Sadly, Hillary stands for less than most of the Republican candidates as well. I don’t agree with their platforms, but I know what they stand for, or once stood for. John McCain is the former war hero and iconoclast turned party hack, but trying to overcome the second part; Rudy Giuliani is the tough-talk former mayor of NYC and 9/11 hero; Sam Brownback is the guy who doesn’t believe in evolution; Mike Huckabee, the plain-spoken, fresh-thinking former Arkansas governor (for the record, while I disagree with much of his platform, I recognize that if I DID agree with it, I would love this guy); Duncan Hunter, who Wikipedia tells me stands for pro-life stuff; Ron Paul, the real righty iconoclast; Tom Tancredo, immigration reform; Fred Thompson, the new Reagan and Tommy Thompson, all around nice guy from Wisconsin (because isn’t everyone from Wisconsin nice?). The only guy who truly stands for absolutely, positively nothing is Mitt Romney, who is even more transparent than Hillary in his no-ideas, vanilla upon vanilla presentation of the party-line candidacy. We must do everything in our power to stop this man from being elected president. Really. He’s the ideological successor to George Bush, able to be molded by Republican interests forever and ever. This cannot happen. Giuliani, for all his flaws, has a spine, and McCain would probably cut the BS once in office. One would think.
But that’s not a big worry of mine. The Democrats should walk into the White House. There’s absolutely no reason for them to lose. Things are so much worse than they were in 2004, when they should have walked in, that it seems inevitable. So let’s make really sure to pick the right candidates for the right reasons. If you like Hillary Clinton because you think she’s another Bill Clinton, think again. I’m not telling anyone not to vote for her, but I’m saying, to quote the Geico caveman, “Maybe do a little research.” That’s all. Cut through the fog. Listen to what she says. There’s not much there.

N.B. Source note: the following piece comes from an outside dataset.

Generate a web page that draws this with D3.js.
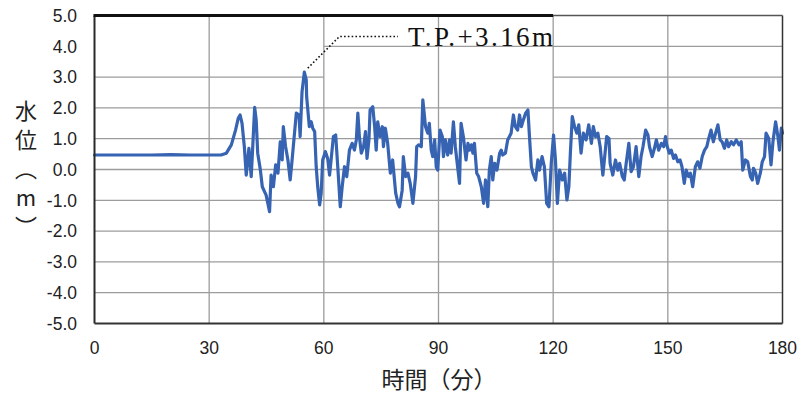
<!DOCTYPE html>
<html><head><meta charset="utf-8">
<script src="https://cdn.jsdelivr.net/npm/d3@7"></script>
<style>html,body{margin:0;padding:0;background:#fff;}</style>
</head><body>
<svg id="chart" width="802" height="396"></svg>
<script>
// time (minutes) and water level (m)
const samples = [
[0,0.47],[5,0.47],[10,0.47],[15,0.47],[20,0.48],[25,0.47],[30,0.47],[33.1,0.47],[34.5,0.53],[35.8,0.80],[36.9,1.28],[37.6,1.66],[38.1,1.77],[38.6,1.50],[39.2,0.74],[39.7,-0.18],[40.4,0.69],[41.0,-0.23],[41.4,0.74],[41.9,2.02],[42.3,1.61],[42.7,0.53],[43.4,-0.02],[43.9,-0.56],[44.9,-0.83],[45.8,-1.37],
[46.2,-0.18],[46.8,-0.56],[47.4,0.15],[48.0,-0.12],[48.6,0.90],[49.1,0.31],[49.4,1.39],[50.0,0.74],[50.6,0.31],[51.2,-0.34],[51.7,0.31],[52.8,1.83],[53.5,1.77],[53.8,1.07],[54.3,2.53],[54.9,3.16],[55.4,2.91],[55.5,2.37],[56.2,1.39],[56.7,1.55],[57.1,1.34],[57.6,1.23],[58.0,0.09],[58.4,-0.56],[58.9,-1.15],[59.3,-0.77],[59.7,0.31],
[60.4,0.58],[61.0,0.36],[61.5,-0.18],[61.9,0.31],[62.5,1.07],[63.1,1.12],[63.7,-0.02],[64.3,-1.21],[64.8,-0.56],[65.4,0.09],[66.0,-0.23],[66.7,0.63],[67.4,0.85],[68.0,0.63],[68.5,0.96],[68.9,1.83],[69.3,1.07],[69.8,0.53],[70.4,0.74],[70.9,1.23],[71.3,0.36],[71.8,0.96],[72.1,1.93],[72.8,2.04],[73.3,1.39],[73.7,0.63],[74.1,1.55],[74.7,1.07],[75.3,1.39],[75.6,0.74],[76.1,1.34],[76.7,0.85],[77.4,-0.12],[78.0,0.31],[78.8,-0.77],[79.4,-1.10],[79.8,-1.21],
[80.5,-0.67],[80.8,0.42],[81.4,-0.23],[82.0,-0.12],[82.6,-0.45],[83.3,-1.10],[84.0,-0.23],[84.3,0.74],[84.8,0.80],[85.5,0.74],[85.9,2.26],[86.6,1.39],[87.2,1.18],[87.6,1.50],[88.1,0.63],[88.5,0.42],[89.0,0.96],[89.4,0.09],[89.8,-0.02],[90.4,1.28],[91.0,1.07],[91.3,0.42],[91.8,0.96],[92.4,0.47],[92.9,0.96],[93.3,0.53],[93.9,1.55],[94.4,0.74],[95.0,0.09],[95.5,-0.45],[95.9,1.50],[96.5,1.07],[97.2,0.31],[97.7,0.85],[98.1,0.63],[98.6,0.80],[99.0,0.53],[99.4,0.85],
[100.0,-0.12],[100.5,-0.23],[101.2,-0.56],[101.8,-1.10],[102.3,-0.34],[102.9,-1.21],[103.3,-0.02],[103.8,0.42],[104.2,-0.34],[104.7,0.20],[105.3,-0.02],[106.0,0.53],[106.4,0.63],[106.8,0.47],[107.5,0.53],[108.1,0.96],[109.0,1.18],[109.6,1.77],[110.1,1.39],[110.7,1.28],[111.2,1.77],[111.7,1.39],[112.2,1.61],[112.8,1.83],[113.4,1.93],[113.8,1.07],[114.3,0.09],[114.7,-0.12],[115.4,-0.34],[116.0,0.31],[116.4,-0.02],[117.1,0.42],[117.7,0.09],[118.3,-1.10],[118.9,-1.21],[119.5,0.20],
[120.1,1.12],[120.6,0.31],[121.1,-1.10],[121.7,-0.02],[122.4,-0.34],[123.0,-0.12],[123.6,-0.99],[124.1,-0.56],[124.5,0.53],[125.0,1.72],[125.6,1.39],[126.2,1.18],[126.7,1.45],[127.3,0.53],[127.9,1.18],[128.6,0.96],[129.3,1.45],[130.0,0.85],[130.5,1.39],[131.1,1.07],[131.7,1.18],[132.3,0.74],[133.0,-0.18],[133.4,0.31],[134.0,1.07],[134.6,1.01],[134.9,0.20],[135.6,-0.18],[136.3,0.31],[136.9,-0.02],[137.4,0.20],[138.1,-0.23],[138.6,-0.34],[139.1,0.20],[139.8,0.85],
[140.4,-0.07],[141.0,0.09],[141.7,0.74],[142.4,-0.23],[143.0,0.42],[143.5,0.74],[144.2,1.28],[144.8,1.12],[145.2,0.74],[145.9,0.42],[146.5,0.69],[147.0,0.96],[147.6,0.63],[148.3,0.85],[148.9,0.74],[149.4,1.07],[149.7,0.80],[150.4,0.53],[150.9,0.63],[151.5,0.36],[152.0,0.47],[152.6,0.25],[153.2,0.31],[153.7,0.09],[154.3,-0.45],[154.8,-0.02],[155.4,-0.23],[155.9,-0.12],[156.5,-0.56],[157.2,0.09],[157.8,0.25],[158.4,0.04],[159.0,0.42],[159.6,0.63],
[160.2,0.74],[160.7,1.01],[161.3,1.28],[161.9,0.90],[162.5,1.18],[163.1,1.45],[163.7,0.96],[164.2,0.90],[164.8,0.69],[165.4,0.96],[165.9,0.74],[166.6,0.90],[167.2,0.80],[167.9,0.96],[168.6,0.80],[169.2,0.90],[169.6,-0.02],[170.3,0.31],[170.9,0.25],[171.6,-0.23],[172.1,-0.34],[172.4,0.04],[173.0,-0.12],[173.5,-0.45],[174.2,-0.12],[174.7,0.25],[175.3,0.42],[175.7,1.18],[176.4,1.01],[177.0,0.15],[177.5,0.90],[178.2,1.55],[178.8,1.07],[179.2,0.63],[179.7,1.34],[180.0,1.18]
];
const xTicks = [0,30,60,90,120,150,180];
const yTicks = [5,4,3,2,1,0,-1,-2,-3,-4,-5];
const peakLabel = "T.P.+3.16m";
const peakPoint = [54.9, 3.16];
const xTitle = "時間（分）";
const yTitle = "水位（m）";

const svg = d3.select("#chart");
svg.append("rect").attr("width",802).attr("height",396).attr("fill","#fff");

const x = d3.scaleLinear().domain([0,180]).range([94.5,782.5]);
const y = d3.scaleLinear().domain([-5,5]).range([323.5,15.5]);

const grid = svg.append("g").attr("stroke","#9c9c9c").attr("stroke-width",1.3);
xTicks.filter(t=>t>0 && t<180).forEach(t=>{
  grid.append("line").attr("x1",x(t)).attr("x2",x(t)).attr("y1",y(5)).attr("y2",y(-5));
});
// horizontal gridlines (partly hidden behind annotation box in original)
const hSeg = {4:[[60,180]],3:[[0,60],[120,180]]};
yTicks.filter(v=>v>-5 && v<5).forEach(v=>{
  (hSeg[v]||[[0,180]]).forEach(([a,b])=>{
    grid.append("line").attr("x1",x(a)).attr("x2",x(b)).attr("y1",y(v)).attr("y2",y(v));
  });
});

// series
const line = d3.line().x(d=>x(d[0])).y(d=>y(d[1]));
svg.append("path").datum(samples).attr("d",line)
  .attr("fill","none").attr("stroke","#3763b3").attr("stroke-width",3.2)
  .attr("stroke-linejoin","round").attr("stroke-linecap","round");

// frame
const fr = svg.append("g").attr("fill","none");
fr.append("line").attr("x1",x(0)).attr("x2",x(0)).attr("y1",y(5)).attr("y2",y(-5)).attr("stroke","#2a2a2a").attr("stroke-width",2);
fr.append("line").attr("x1",x(0)).attr("x2",x(180)).attr("y1",y(-5)).attr("y2",y(-5)).attr("stroke","#333").attr("stroke-width",2);
fr.append("line").attr("x1",x(180)).attr("x2",x(180)).attr("y1",y(5)).attr("y2",y(-5)).attr("stroke","#333").attr("stroke-width",1.5);
fr.append("line").attr("x1",x(120)).attr("x2",x(180)).attr("y1",y(5)).attr("y2",y(5)).attr("stroke","#555").attr("stroke-width",1.5);
fr.append("line").attr("x1",x(0)-1).attr("x2",x(120)).attr("y1",y(5)).attr("y2",y(5)).attr("stroke","#111").attr("stroke-width",3);

// tick labels
const tickFont = "'Liberation Sans', Arial, sans-serif";
svg.append("g").selectAll("text").data(yTicks).join("text")
  .attr("x",77).attr("y",d=>y(d)).attr("dy","0.36em")
  .attr("text-anchor","end").attr("font-family",tickFont).attr("font-size",17.5).attr("fill","#222")
  .text(d=>d.toFixed(1));
svg.append("g").selectAll("text").data(xTicks).join("text")
  .attr("x",d=>x(d)).attr("y",354).attr("text-anchor","middle")
  .attr("font-family",tickFont).attr("font-size",17.5).attr("fill","#222")
  .text(d=>d);

// axis titles
const cjk = "'Noto Sans CJK JP', 'Noto Sans CJK SC', sans-serif";
svg.append("text").attr("x",439).attr("y",388).attr("text-anchor","middle")
  .attr("font-family",cjk).attr("font-size",23).attr("fill","#222")
  .text(xTitle);
svg.append("text").attr("x",26).attr("y",100)
  .attr("font-family",cjk).attr("font-size",22).attr("fill","#222")
  .attr("letter-spacing",7)
  .style("writing-mode","vertical-rl").style("text-orientation","upright")
  .text(yTitle);

// annotation
const leader = [[peakPoint[0]+0.9, peakPoint[1]+0.13],[64.1,4.32],[79.4,4.32]];
svg.append("path").attr("d",d3.line().x(d=>x(d[0])).y(d=>y(d[1])) (leader))
  .attr("fill","none").attr("stroke","#111").attr("stroke-width",1.6).attr("stroke-dasharray","1.6,2.2");
svg.append("text").attr("x",x(82)).attr("y",y(4.0))
  .attr("font-family","'Liberation Serif','Times New Roman',serif").attr("font-size",27)
  .attr("fill","#111").attr("textLength",145).attr("lengthAdjust","spacing")
  .text(peakLabel);
</script>
</body></html>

* There is a caveat to this. As a newspaper reporter for several years in New York, I covered many events at which Hillary attended, and met her several times. In small groups, she does extremely well with crowds that often have mixed feelings about her. It’s odd, because I’ve met Bill Clinton as well, and he has almost the opposite effect: on TV, it looks like he loves going through crowds, whereas in person I always got the sense that it’s not so much meeting you that he likes, but the fact that you like meeting him so much. I’m not trying to bring Bill down, because he could and would engage person in this country in a conversation and love it as much as they did, but in those one- and tw0-second encounters, Hillary is extremely good at projecting empathy and happiness. She’s almost always smiling, which works in person, but I think it has the opposite effect on TV — it makes her seem phony.